By Sammi Sontag
At a Tanyard neighborhood meeting held at the Corinne Jones Resource Center Thursday evening, Pensacola City Councilwoman Jewel Cannada-Wynn listened to her constituents as they spoke about her district’s recent flooding.
Though the submerged west side of Pensacola was not supposed to be the dominant agenda topic, it became consequential as agitated residents spoke out about the recent storm water overflow.
“My land didn’t flood when Pensacola was hit with heavy rain, but the street did and the sewer was breached,” said Dr. Gloria Horning, who lives on DeVilliers Street. “I’ve been asking you since last year to address this problem, and I think now is the time to fix it.”
Pensacola has taken on 18 inches of rain over a 21-day span, which a sizeable amount of rainfall even for June, Assistant City Administrator Keith Wilkins told the residents.
Complaints were made regarding the stormwater pond on Government Street that is expected to be completed later this summer. Some Tanyard residents expressed concerns that retention pond failed to reduce high water levels and may have added to the flooded the streets.
“The stormwater pond will not necessarily solve all the issues,” Cannada-Wynn said. “And when you’ve had the volume of rain that we’ve had, the lower areas are going to have drainage issues. That’s just a part of having heavy rain.”
She added, “But my next step is to go back and review the city’s drainage improvement plan.”
The councilwomen said after she looks over the improvement plan, she will then try to work with the city staff and determine how to ultimately fix the storm water problem.
Laurie Murphy, executive director for Emerald Coastkeepers and certified drain water specialist, said the issues with flooding and drainage in Pensacola can be attributed to low-lying land and storm water pipes that do meet the current development standers. She suggested a solution.
“By raising the city’s roads and adjusting the storm water inlets, which you know is going to take some money, we would be able to reduce a lot of drainage issues and mosquitos and even prevent overflows of rain water,” she said.
Murphy added, “I think this is something that should be addressed with the city. And I am willing to talk with anyone here in Pensacola about locating grant money or involving state funds, anything we need to do to pay for this project and solve the storm water issue.”
Inweekly spoke with Councilwoman Cannada-Wynn and Dr. Horning after the meeting.

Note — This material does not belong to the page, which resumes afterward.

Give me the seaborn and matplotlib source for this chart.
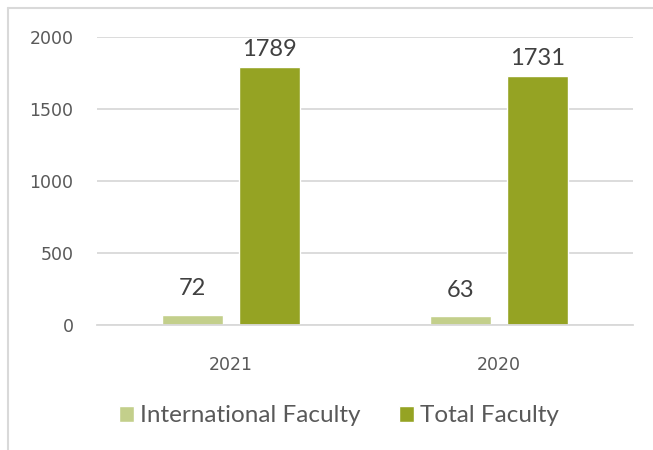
import matplotlib
matplotlib.use("Agg")
import matplotlib.pyplot as plt
import seaborn as sns
import pandas as pd
from matplotlib.lines import Line2D

years = ["2021", "2020"]
series_names = ["International Faculty", "Total Faculty"]
international = [72, 63]
total = [1789, 1731]
y_ticks = [0, 500, 1000, 1500, 2000]

df = pd.DataFrame({
    "year": years * 2,
    "series": [series_names[0]] * 2 + [series_names[1]] * 2,
    "value": international + total,
})

sns.set_theme(style="white")
plt.rcParams["font.family"] = ["Lato", "DejaVu Sans"]

colors = ["#c3cf8b", "#95a323"]

fig = plt.figure(figsize=(6.53, 4.5), dpi=100)
ax = fig.add_axes([97 / 653, 1 - 325 / 450, 536 / 653, 288 / 450])

sns.barplot(data=df, x="year", y="value", hue="series", order=years,
            hue_order=series_names, palette=colors, width=0.575, gap=0.22,
            saturation=1, ax=ax, legend=True)

ax.set_xlim(-0.5, 1.5)
ax.set_ylim(0, 2000)
ax.set_yticks(y_ticks)
ax.set_yticklabels([str(t) for t in y_ticks])
ax.set_xlabel("")
ax.set_ylabel("")
for s in ["top", "right", "left"]:
    ax.spines[s].set_visible(False)
ax.spines["bottom"].set_color("#d9d9d9")
ax.spines["bottom"].set_linewidth(1.3)
ax.yaxis.grid(True, color="#d9d9d9", linewidth=1.3)
ax.set_axisbelow(True)
ax.tick_params(axis="y", length=0, pad=17, labelsize=12.5, labelcolor="#595959")
ax.tick_params(axis="x", length=0, pad=22, labelsize=12.5, labelcolor="#595959")
for lbl in ax.get_xticklabels() + ax.get_yticklabels():
    lbl.set_family("DejaVu Sans")

pads = [11, 5]
for cont, p in zip(ax.containers, pads):
    ax.bar_label(cont, padding=p, fontsize=17, color="#404040")

leg = ax.legend(loc="center", bbox_to_anchor=(339 / 653, 1 - 416 / 450),
                bbox_transform=fig.transFigure, ncol=2, frameon=False,
                fontsize=17.5, handlelength=0.62, handleheight=0.62,
                handletextpad=0.25, columnspacing=1.55)
for t in leg.get_texts():
    t.set_color("#595959")

# chart border (left and top visible)
fig.add_artist(Line2D([7.5 / 653, 7.5 / 653], [0, 1 - 7.5 / 450],
                      transform=fig.transFigure, color="#d9d9d9", linewidth=1.5))
fig.add_artist(Line2D([7.5 / 653, 1], [1 - 7.5 / 450, 1 - 7.5 / 450],
                      transform=fig.transFigure, color="#d9d9d9", linewidth=1.5))

fig.savefig("out.png", dpi=100)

“We’re just not getting answer about this issue. The city blames ECUA, and ECUA blames the city for the problems, but we really just need someone to address the problem right now,” Horning told Inweekly,
“We’ll start by surveying the area to see which portions of the district continually go under after getting normal amounts of rain during the stormy season, ” said Cannada-Wynn. “We also need to look into drain replacement and how that will work, then bring it up with the Mayor, then the public.”